Section: New Results

Energy-efficient Computing Infrastructures

Participants : Christine Morin, Anne-Cécile Orgerie, Martin Quinson.

Simulating the impact of DVFS within SimGrid

Participants : Christine Morin, Anne-Cécile Orgerie, Martin Quinson.

Simulation is a a popular approach for studying the performance of HPC applications in a variety of scenarios. However, simulators do not typically provide insights on the energy consumption of the simulated platforms. Furthermore, studying the impact of application configuration choices on energy is a difficult task, as not many platforms are equipped with the proper power measurement tools. The goal of this work is to enable energy-aware experimentation within the SimGrid simulation toolkit, by introducing a model of application energy consumption and enabling the use of Dynamic Voltage and Frequency Scaling (DVFS) techniques for the simulated platforms. We provide the methodology used to obtain accurate energy estimations, highlighting the simulator calibration phase. The proposed energy model is validated by means of a large set of experiments featuring several benchmarks and scientific applications. This work is available in the latest SimGrid release. This work is done in collaboration with the Mescal team from LIG in Grenoble. A paper is currently under preparation on this work.

Simulating Energy Consumption of Wired Networks

Participants : Timothée Haudebourg, Anne-Cécile Orgerie.

Predicting the performance of applications, in terms of completion time and resource usage for instance, is critical to appropriately dimensioning resources that will be allocated to these applications. Current applications, such as web servers and Cloud services, require lots of computing and networking resources. Yet, these resource demands are highly fluctuating over time. Thus, adequately and dynamically dimensioning these resources is challenging and crucial to guarantee performance and cost-effectiveness. In the same manner, estimating the energy consumption of applications deployed over heterogeneous cloud resources is important in order to provision power resources and make use of renewable energies. Concerning the consumption of entire infrastructures, some studies show that computing resources represent the biggest part in the Cloud’s consumption, while others show that, depending on the studied scenario, the energy cost of the network infrastructure that links the user to the computing resources can be bigger than the energy cost of the servers.

In this work, we aim at simulating the energy consumption of wired networks which receive little attention in the Cloud computing community even though they represent key elements of these distributed architectures. To this end, we are contributing to the well-known open-source simulator ns3 by developing an energy consumption module named ECOFEN.

In 2015, this simulator has been extended to integrate two more green levers: low power idle (IEEE 802.3az) and adaptive link rate. This work has been done during the internship of Timothée Haudebourg (L3 ENS Rennes) and a publication is currently under preparation.
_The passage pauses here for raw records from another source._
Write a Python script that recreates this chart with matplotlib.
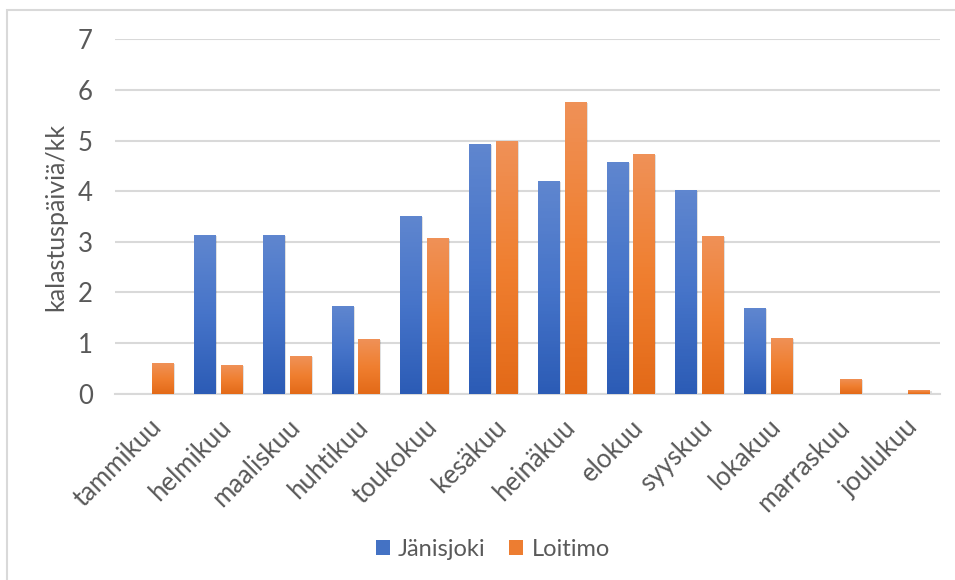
import numpy as np
import matplotlib.pyplot as plt
from matplotlib.colors import LinearSegmentedColormap
from matplotlib.patches import Rectangle

# Data
months = ['tammikuu', 'helmikuu', 'maaliskuu', 'huhtikuu', 'toukokuu', 'kesäkuu',
          'heinäkuu', 'elokuu', 'syyskuu', 'lokakuu', 'marraskuu', 'joulukuu']
janisjoki = [0, 3.13, 3.13, 1.74, 3.51, 4.93, 4.20, 4.58, 4.02, 1.69, 0, 0]
loitimo = [0.60, 0.57, 0.75, 1.08, 3.08, 5.00, 5.77, 4.73, 3.11, 1.11, 0.30, 0.07]

plt.rcParams['font.family'] = ['Lato', 'DejaVu Sans']
TEXT = '#595959'

fig = plt.figure(figsize=(9.55, 5.8), dpi=100)
ax = fig.add_axes([0.1204, 0.3212, 0.864, 0.611])

# outer chart frame
fig.patches.append(Rectangle((7 / 955, -0.02), 1.0, (570 / 580) + 0.02,
                             transform=fig.transFigure, fill=False,
                             edgecolor='#d9d9d9', linewidth=1.5))

x = np.arange(len(months))
w = 0.31
off = 0.195

blue_cm = LinearSegmentedColormap.from_list('b', ['#2c5cb6', '#4674c9', '#5f86cf'])
orange_cm = LinearSegmentedColormap.from_list('o', ['#e36a18', '#f07f30', '#ef9157'])
grad = np.linspace(0, 1, 64).reshape(-1, 1)


def gradient_bars(xs, vals, cmap, label, solid):
    bars = ax.bar(xs, vals, width=w, color=solid, label=label, zorder=3)
    for b in bars:
        h = b.get_height()
        if h <= 0:
            continue
        x0 = b.get_x()
        # soft shadow
        ax.add_patch(Rectangle((x0 + 0.025, 0), w, h - 0.02, facecolor='#000000',
                               alpha=0.12, zorder=2.5, linewidth=0))
        im = ax.imshow(grad, cmap=cmap, origin='lower', aspect='auto',
                       extent=[x0, x0 + w, 0, h], zorder=3.5)
        im.set_clip_path(b)
    return bars


gradient_bars(x - off, janisjoki, blue_cm, 'Jänisjoki', '#4472c4')
gradient_bars(x + off, loitimo, orange_cm, 'Loitimo', '#ed7d31')

ax.set_xlim(-0.5, len(months) - 0.5)
ax.set_ylim(0, 7)
ax.set_yticks(range(8))
ax.yaxis.grid(True, color='#d9d9d9', linewidth=1.5, zorder=0)
ax.set_axisbelow(True)
for s in ['top', 'right', 'left']:
    ax.spines[s].set_visible(False)
ax.spines['bottom'].set_color('#d9d9d9')
ax.spines['bottom'].set_linewidth(1.5)
ax.tick_params(axis='both', length=0, labelsize=18.5, labelcolor=TEXT)
ax.tick_params(axis='y', pad=16)
ax.tick_params(axis='x', pad=15)
ax.set_xticks(x)
ax.set_xticklabels(months, rotation=45, ha='right', rotation_mode='anchor')
ax.set_ylabel('kalastuspäiviä/kk', fontsize=18, color=TEXT)
ax.yaxis.set_label_coords(-0.058, 0.5)

ax.legend(loc='center', bbox_to_anchor=(0.516, 0.053), bbox_transform=fig.transFigure,
          ncol=2, frameon=False, fontsize=17, labelcolor=TEXT,
          handlelength=0.6, handleheight=0.6, handletextpad=0.35, columnspacing=1.0)

plt.savefig('out.png', dpi=100)
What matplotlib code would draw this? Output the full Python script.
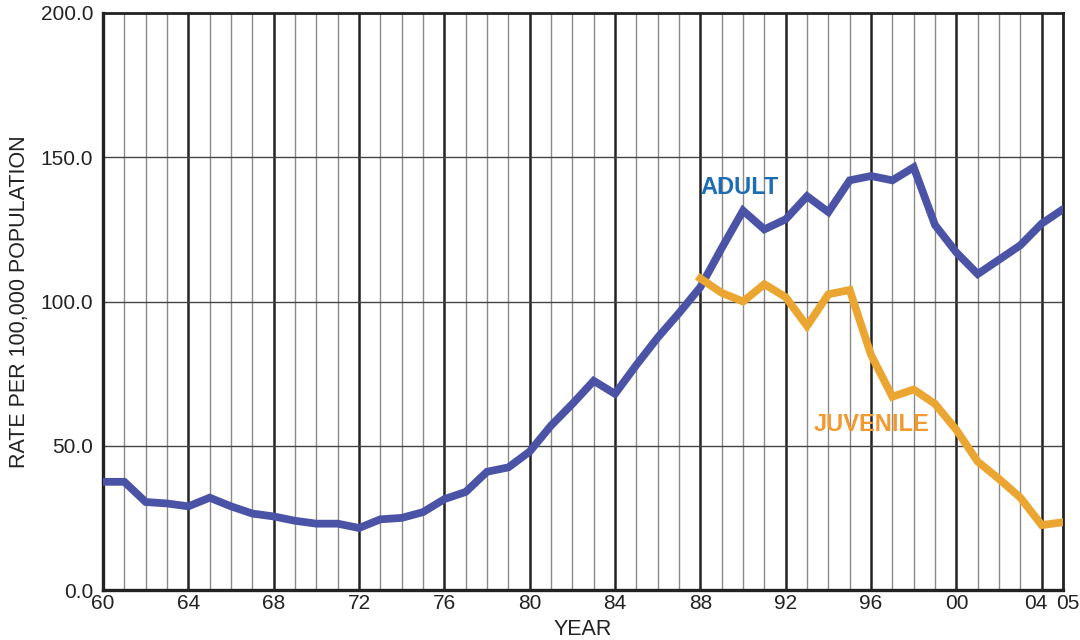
import matplotlib
matplotlib.use('Agg')
import matplotlib.pyplot as plt
from matplotlib.transforms import ScaledTranslation

plt.rcParams['font.family'] = ['Liberation Sans', 'DejaVu Sans']

# Data
years = list(range(1960, 2006))
adult = [37.5, 37.5, 30.5, 30, 29, 32, 29, 26.5, 25.5, 24, 23, 23, 21.5, 24.5, 25, 27,
         31.5, 34, 41, 42.5, 48, 57, 64.5, 72.5, 68, 78, 87.5, 96, 105, 118.5,
         131.5, 125, 128.5, 136.5, 131, 142, 143.5, 142, 146.5, 126.5, 117, 109.5,
         114.5, 119.5, 127, 132]
juv_years = list(range(1988, 2006))
juvenile = [108, 103, 100, 106, 101.5, 91.5, 102.5, 104, 81.5, 67, 69.5, 64.5,
            55.5, 44.5, 38.5, 32, 22.5, 23.5]

x_ticks = [1960, 1964, 1968, 1972, 1976, 1980, 1984, 1988, 1992, 1996, 2000, 2004, 2005]
x_labels = ['60', '64', '68', '72', '76', '80', '84', '88', '92', '96', '00', '04', '05']
y_ticks = [0, 50, 100, 150, 200]

fig = plt.figure(figsize=(10.8, 6.4), dpi=100)
ax = fig.add_axes([0.0954, 0.0781, 0.8889, 0.9016])

# yearly grid, heavier every 4 years
for yr in range(1961, 2005):
    if (yr - 1960) % 4 == 0:
        ax.axvline(yr, color='#222222', lw=1.8, zorder=1)
    else:
        ax.axvline(yr, color='#8a8a8a', lw=1.0, zorder=1)
for yv in [50, 100, 150]:
    ax.axhline(yv, color='#444444', lw=1.0, zorder=1)

ax.plot(years, adult, color='#4b53a6', lw=5.6, solid_joinstyle='miter', zorder=3)
ax.plot(juv_years, juvenile, color='#eba632', lw=5.6, solid_joinstyle='miter', zorder=3)

ax.text(1988.0, 139.5, 'ADULT', color='#1c6db3', fontsize=17, fontweight='bold',
        ha='left', va='center')
ax.text(1996.0, 57.5, 'JUVENILE', color='#f29a30', fontsize=17, fontweight='bold',
        ha='center', va='center')

ax.set_xlim(1960, 2005)
ax.set_ylim(0, 200)
ax.set_xticks(x_ticks)
ax.set_xticklabels(x_labels)
ax.set_yticks(y_ticks)
ax.set_yticklabels([f'{v:.1f}' for v in y_ticks])
ax.tick_params(length=0, labelsize=15, colors='#222222')
ax.tick_params(axis='x', pad=3)
ax.tick_params(axis='y', pad=7)

# nudge the crowded 04 / 05 labels apart
labels = ax.get_xticklabels()
labels[-2].set_transform(labels[-2].get_transform() + ScaledTranslation(-6 / 100, 0, fig.dpi_scale_trans))
labels[-1].set_transform(labels[-1].get_transform() + ScaledTranslation(5 / 100, 0, fig.dpi_scale_trans))

ax.set_xlabel('YEAR', fontsize=15.5, color='#222222', labelpad=4)
ax.set_ylabel('RATE PER 100,000 POPULATION', fontsize=15.5, color='#222222', labelpad=8)

for side in ['left', 'bottom']:
    ax.spines[side].set_linewidth(2.4)
    ax.spines[side].set_color('#222222')
for side in ['top', 'right']:
    ax.spines[side].set_linewidth(2.0)
    ax.spines[side].set_color('#222222')

fig.savefig('out.png', dpi=100)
Multicriteria scheduling for large-scale HPC environments

Participant : Anne-Cécile Orgerie.

Energy consumption is one of the main limiting factor for the design and deployment of large scale numerical infrastructures. The road towards "Sustainable Exascale" is a challenge with a target of 50 Gflops per watt. Energy efficiency must be taken into account and must be combined with other criteria like performance, resilience, Quality of Service.

As platforms become more and more heterogeneous (co-processors, GPUs, low power processors...), an efficient scheduling of applications and services at large scale remains a challenge. In this context, we will explore and propose a multicriteria scheduling model and framework for large scale HPC systems. Based on real energy measurements and calibrations, we will propose some performance and energy models and will build a multi criteria scheduler. Simulation on selected scenario will be explored and a prototype will be designed for ensuring experimental validation.

This work is done in collaboration with ROMA and Avalon teams from LIP in Lyon.